At the time Feke painted Anne, she had been married for nine years to her cousin Samuel McCall, Sr. (so designated to distinguish him from Anne’s brother Samuel, ten years his junior, who became head of the family at their father’s death in 1740). Maintaining a three-story house on Water Street, Philadelphia, she delivered six children, only two or three of whom had survived by the time Feke painted her in 1746. Her father and husband were prominent merchants in Philadelphia, and her family was a member of the elite Philadelphia Dancing Assembly, to which a number of Feke’s patrons also belonged.

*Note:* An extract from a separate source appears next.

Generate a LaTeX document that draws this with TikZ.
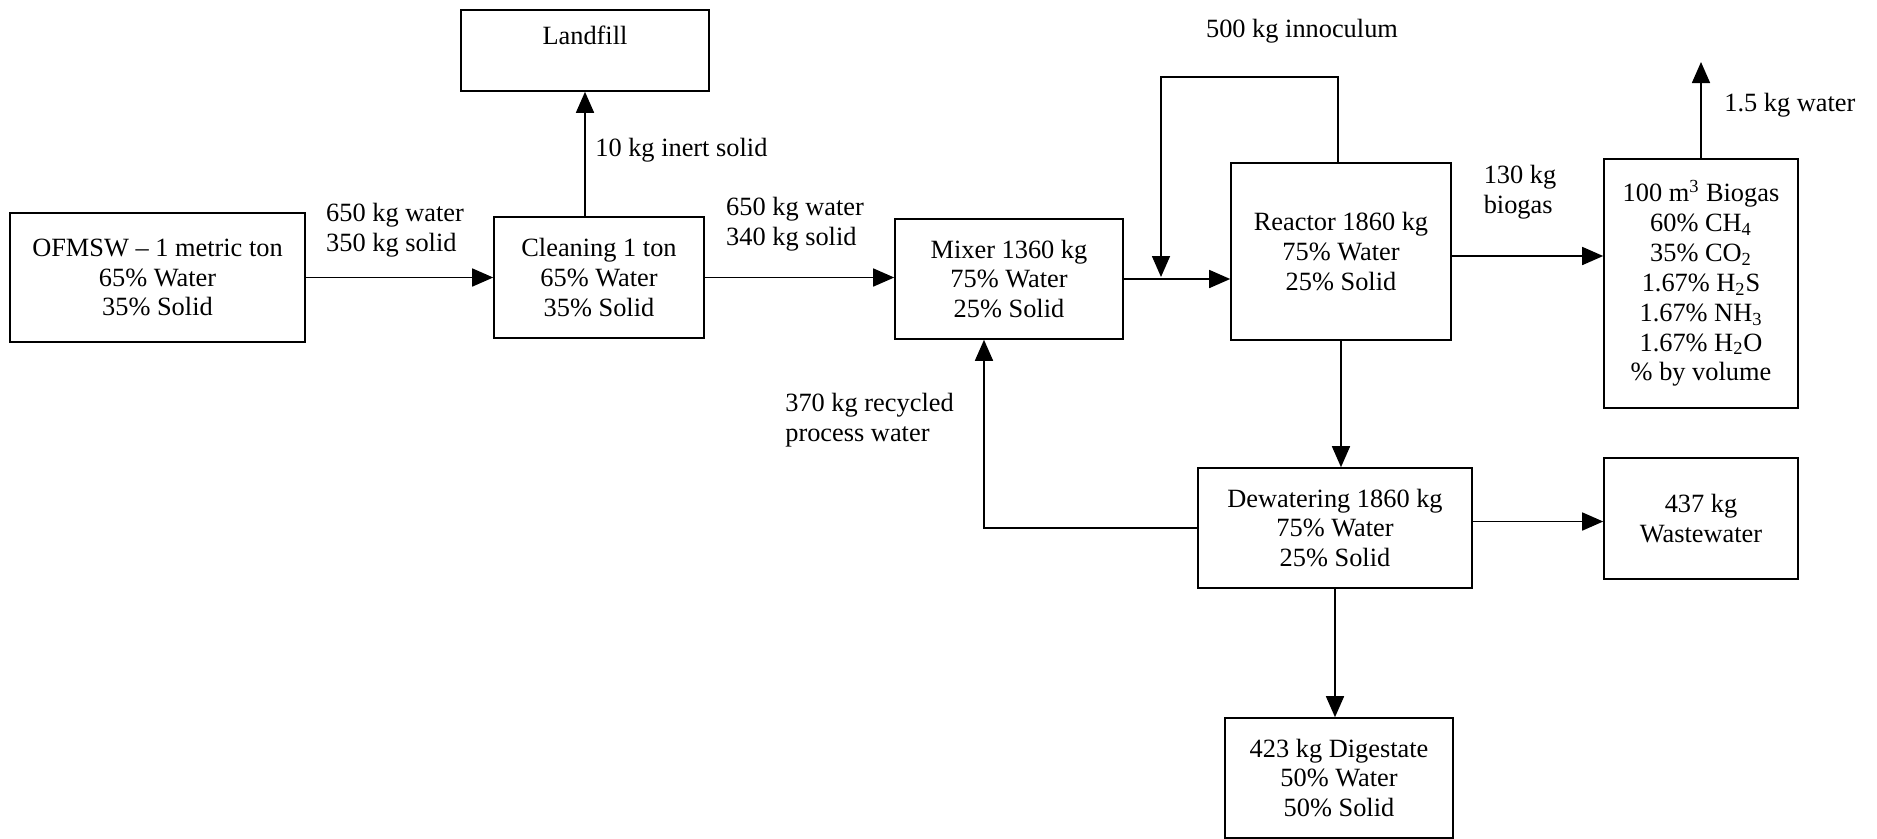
\documentclass[tikz,border=0pt]{standalone}
\usepackage{fontspec}
\setmainfont{Liberation Serif}
\usepackage{tikz}
\usetikzlibrary{positioning, arrows.meta, calc}

\begin{document}
\begin{tikzpicture}[>={Triangle[length=0.42cm, width=0.36cm]},
		unit/.style={rectangle, draw, line width=0.9pt, inner sep=0pt, align=center},
		stream/.style={align=left, inner sep=0pt},
		flow/.style={line width=0.9pt, ->}]
		\fontsize{15}{17}\selectfont
		\useasboundingbox (0,0) rectangle (37.54,-16.76);
		
		% Process units
		\node[unit, minimum width=5.9cm, minimum height=2.58cm] (ofmsw) at (3.15,-5.55) {OFMSW -- 1 metric ton\\65\% Water\\35\% Solid};
		\node[unit, minimum width=4.2cm, minimum height=2.42cm] (cleaning) at (11.98,-5.55) {Cleaning 1 ton\\65\% Water\\35\% Solid};
		\node[unit, minimum width=4.96cm, minimum height=1.62cm] (landfill) at (11.7,-1.01) {Landfill\\ \mbox{}};
		\node[unit, minimum width=4.56cm, minimum height=2.4cm] (mixer) at (20.18,-5.58) {Mixer 1360 kg\\75\% Water\\25\% Solid};
		\node[unit, minimum width=4.4cm, minimum height=3.54cm] (reactor) at (26.82,-5.03) {Reactor 1860 kg\\75\% Water\\25\% Solid};
		\node[unit, minimum width=3.88cm, minimum height=4.98cm] (biogas) at (34.02,-5.67) {100 m\textsuperscript{3} Biogas\\60\% CH\textsubscript{4}\\35\% CO\textsubscript{2}\\1.67\% H\textsubscript{2}S\\1.67\% NH\textsubscript{3}\\1.67\% H\textsubscript{2}O\\\% by volume};
		\node[unit, minimum width=5.48cm, minimum height=2.4cm] (dewater) at (26.7,-10.56) {Dewatering 1860 kg\\75\% Water\\25\% Solid};
		\node[unit, minimum width=3.88cm, minimum height=2.42cm] (waste) at (34.02,-10.37) {437 kg\\Wastewater};
		\node[unit, minimum width=4.56cm, minimum height=2.4cm] (digest) at (26.78,-15.56) {423 kg Digestate\\50\% Water\\50\% Solid};
		
		% free ends
		\coordinate (join) at (23.22,-5.54);
		\coordinate (vent) at (34.02,-1.24);
		
		% Stream labels
		\node[stream] (lfeed) at (7.9,-4.6) {650 kg water\\350 kg solid};
		\node[stream, anchor=west] (linert) at (11.9,-3.0) {10 kg inert solid};
		\node[stream] (lclean) at (15.9,-4.48) {650 kg water\\340 kg solid};
		\node[stream] (linoc) at (26.04,-0.62) {500 kg innoculum};
		\node[stream] (lgas) at (30.4,-3.84) {130 kg\\biogas};
		\node[stream, anchor=west] (lvent) at (34.48,-2.1) {1.5 kg water};
		\node[stream, anchor=west] (lrecyc) at (15.7,-8.4) {370 kg recycled\\process water};
		
		% connections
		\draw[flow] (ofmsw) -- (cleaning);
		\draw[flow] (landfill.south |- cleaning.north) -- (landfill.south);
		\draw[flow] (cleaning.east) -- (cleaning.east -| mixer.west);
		\draw[flow] (mixer.east) -- (mixer.east -| reactor.west);
		\draw[flow] ([xshift=-0.06cm]reactor.north) -- ++(0,1.7) -| (join);
		\draw[flow] ([yshift=-0.09cm]reactor.east) -- ([yshift=-0.09cm]reactor.east -| biogas.west);
		\draw[flow] (biogas.north) -- (vent);
		\draw[flow] (reactor.south) -- (reactor.south |- dewater.north);
		\draw[flow] ([yshift=-0.06cm]waste.west -| dewater.east) -- ([yshift=-0.06cm]waste.west);
		\draw[flow] (dewater.west) -| ([xshift=-0.5cm]mixer.south);
		\draw[flow] (dewater.south) -- (dewater.south |- digest.north);
	\end{tikzpicture}
\end{document}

Related examples: The pose and composition are related to the mezzotint of Queen Caroline by John Faber (1684–1756) after Joseph Highmore (1692–1780); see Mooz 1971a, p. 152. Feke portraits of other McCall family members include Mary McCall, 1746, Pennsylvania Academy of the Fine Arts, Philadelphia; Margaret McCall, the sitter’s sister (1731–1804), 1749, the Dietrich American Foundation, Philadelphia; Anne Yeates McCall, 1746, destroyed by fire (ex coll. Mrs. John M. Keating, Wawa, Pennsylvania).



Book excerpt: David B. Warren, Michael K. Brown, Elizabeth Ann Coleman, and Emily Ballew Neff. American Decorative Arts and Paintings in the Bayou Bend Collection. Houston: Princeton Univ. Press, 1998.


ProvenanceMrs. Samuel McCall, Sr. (Anne McCall McCall, 1720–1785); the painting probably remained with the subject’s brother Samuel McCall (1721–1762), until 1762; descended to the sitter’s niece and namesake Mrs. Thomas Willing (née Anne McCall, 1745–1781); given to her grandson Dr. Charles Willing (1806–1887); Mrs. Charles Willing, until 1887; given to her relative Esther Binney Hare (1817–1902); given to J. Innes Clark Hare (1816–1905), until 1905; descended to T. Truxton Hare, Jr. (1907–1999); [Vose Galleries, Boston]; purchased by Miss Hogg, 1971; given to MFAH, 1971.
Exhibition History"Loan Exhibition of Historical Portraits," Pennsylvania Academy of Fine Arts, Philadelphia, December 1887–January 1888, no.472.

Long term loan: Philadelphia Museum of Art from 1967–71

"Philadelphia Painting and Printing to 1776," Pennsylvania Academy of Fine Arts, 1971, no.9

"Masterpieces of Bayou Bend, 1620–1870," Bayou Bend Museum of Americana at Tenneco, Houston, TX, September 22, 1991–February 26, 1993.